Tesla’s upcoming Model Y L has been spotted on transport trucks in Australia. Sightings of the six-seat extended wheelbase Model Y variant have been reported on social media platform X by members of the Australian Tesla community.
One of the sightings was reported along Victoria Parade in Melbourne, and it showed multiple Model Y L vehicles on a transport carrier.
The sighting follows earlier observations by Tesla enthusiasts in Sydney, where a covered vehicle believed to be a Model Y L was spotted at a Supercharger.
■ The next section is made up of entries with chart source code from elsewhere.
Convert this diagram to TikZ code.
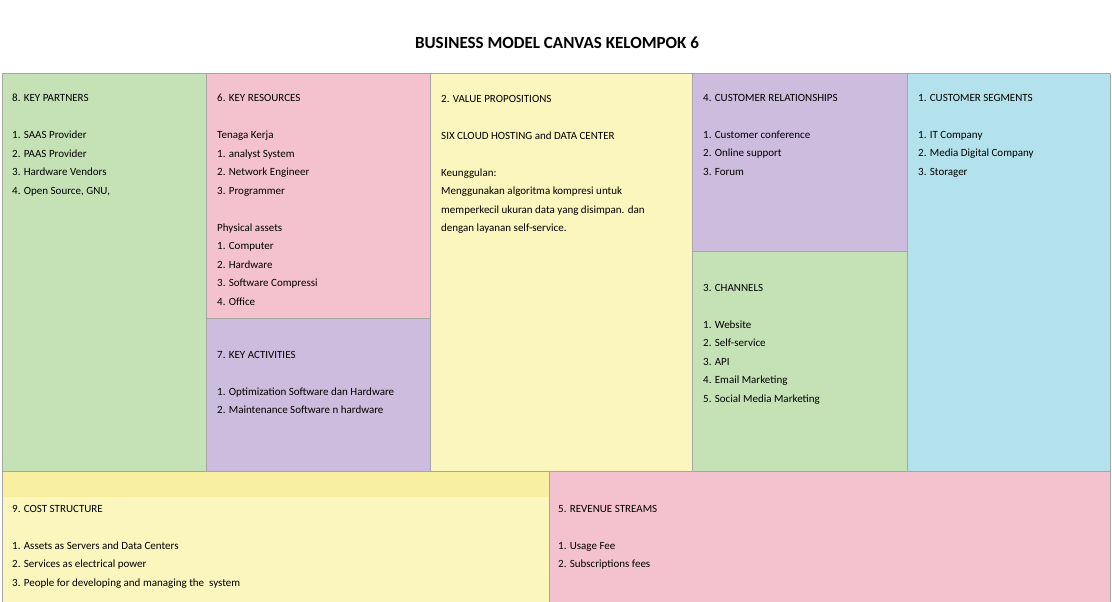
\documentclass[tikz,border=0pt]{standalone}
\usepackage{fontspec}
\setmainfont{Carlito}
\definecolor{cgreen}{HTML}{C5E2B7}
\definecolor{cpink}{HTML}{F4C2CE}
\definecolor{cpurple}{HTML}{CEBCDF}
\definecolor{cyellow}{HTML}{FBF5BE}
\definecolor{cband}{HTML}{F8F0A0}
\definecolor{cblue}{HTML}{B3E1EC}
\begin{document}
\begin{tikzpicture}[x=1pt,y=-1pt,
  cell/.style={draw=gray!70,line width=0.6pt},
  txt/.style={anchor=north west,align=left,inner sep=0pt,font=\fontsize{11}{18.5}\selectfont}]
\useasboundingbox (0,0) rectangle (1112,602);
\fill[white] (0,0) rectangle (1112,602);
\node[font=\fontsize{17}{20}\selectfont\bfseries] (title) at (557,43) {BUSINESS MODEL CANVAS KELOMPOK 6};
\filldraw[cell,fill=cgreen] (2,73) rectangle (206,471);
\filldraw[cell,fill=cpink] (206,73) rectangle (430,318);
\filldraw[cell,fill=cpurple] (206,318) rectangle (430,471);
\filldraw[cell,fill=cyellow] (430,73) rectangle (692,471);
\filldraw[cell,fill=cpurple] (692,73) rectangle (907,251);
\filldraw[cell,fill=cgreen] (692,251) rectangle (907,471);
\filldraw[cell,fill=cblue] (907,73) rectangle (1110,471);
\filldraw[cell,fill=cyellow] (2,471) rectangle (549,602);
\fill[cband] (2.5,471.5) rectangle (548.5,497);
\filldraw[cell,fill=cpink] (549,471) rectangle (1110,602);
\node[txt] (kp) at (12,94) {8. KEY PARTNERS\\[0pt]\\1. SAAS Provider\\2. PAAS Provider\\3. Hardware Vendors\\4. Open Source, GNU,};
\node[txt] (kr) at (217,94) {6. KEY RESOURCES\\\\Tenaga Kerja\\1. analyst System\\2. Network Engineer\\3. Programmer\\\\Physical assets\\1. Computer\\2. Hardware\\3. Software Compressi\\4. Office};
\node[txt] (ka) at (217,351) {7. KEY ACTIVITIES\\\\1. Optimization Software dan Hardware\\2. Maintenance Software n hardware};
\node[txt] (vp) at (441,95) {2. VALUE PROPOSITIONS\\\\SIX CLOUD HOSTING and DATA CENTER\\\\Keunggulan:\\Menggunakan algoritma kompresi untuk\\memperkecil ukuran data yang disimpan. dan\\dengan layanan self-service.};
\node[txt] (cr) at (703,94) {4. CUSTOMER RELATIONSHIPS\\\\1. Customer conference\\2. Online support\\3. Forum};
\node[txt] (ch) at (703,284) {3. CHANNELS\\\\1. Website\\2. Self-service\\3. API\\4. Email Marketing\\5. Social Media Marketing};
\node[txt] (cs) at (918,94) {1. CUSTOMER SEGMENTS\\\\1. IT Company\\2. Media Digital Company\\3. Storager};
\node[txt] (cost) at (12,505) {9. COST STRUCTURE\\\\1. Assets as Servers and Data Centers\\2. Services as electrical power\\3. People for developing and managing the\ \ system};
\node[txt] (rev) at (558,505) {5. REVENUE STREAMS\\\\1. Usage Fee\\2. Subscriptions fees};
\end{tikzpicture}
\end{document}
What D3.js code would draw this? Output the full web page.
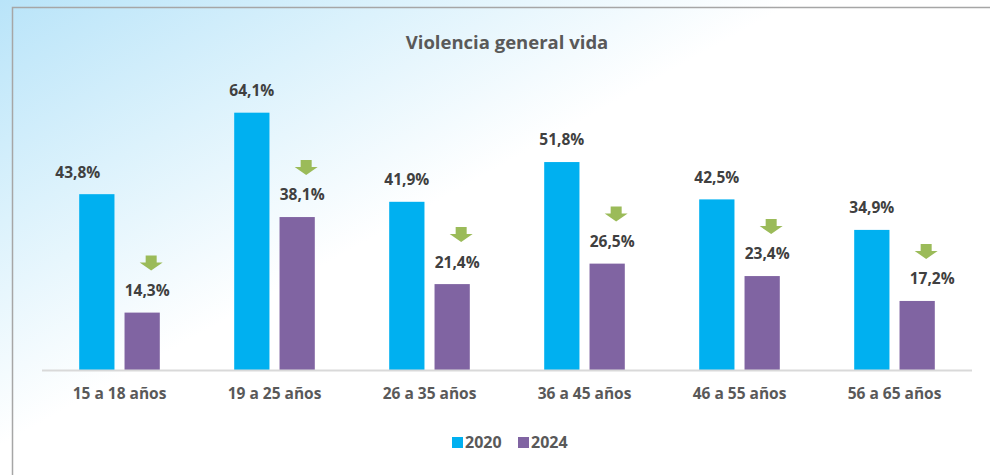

The Sydney sighting drew attention after observers noted that the vehicle’s tare weight appeared to match the ADR approval listing for the Model Y L, suggesting it could indeed be the extended wheelbase variant of the electric SUV.
Tesla has previously confirmed that the Model Y L will launch in Australia and New Zealand in 2026. The confirmation was reported by techAU following a media release from Tesla Australia and New Zealand.
The Model Y L expands the existing Model Y lineup with seating for six passengers. The vehicle features a longer body compared with the standard Model Y in order to accommodate a spacious second and third row.
Tesla has opted for a 2-2-2 seating configuration instead of a traditional seven-seat layout for the Model Y L. The design includes two individual seats in the middle row to provide easier access to the third row and additional passenger space.
Tesla Australia and New Zealand has also stated that the Model Y L will be covered under the company’s updated warranty structure beginning in 2026.
Tesla has not yet announced pricing or official range figures for the Model Y L in Australia.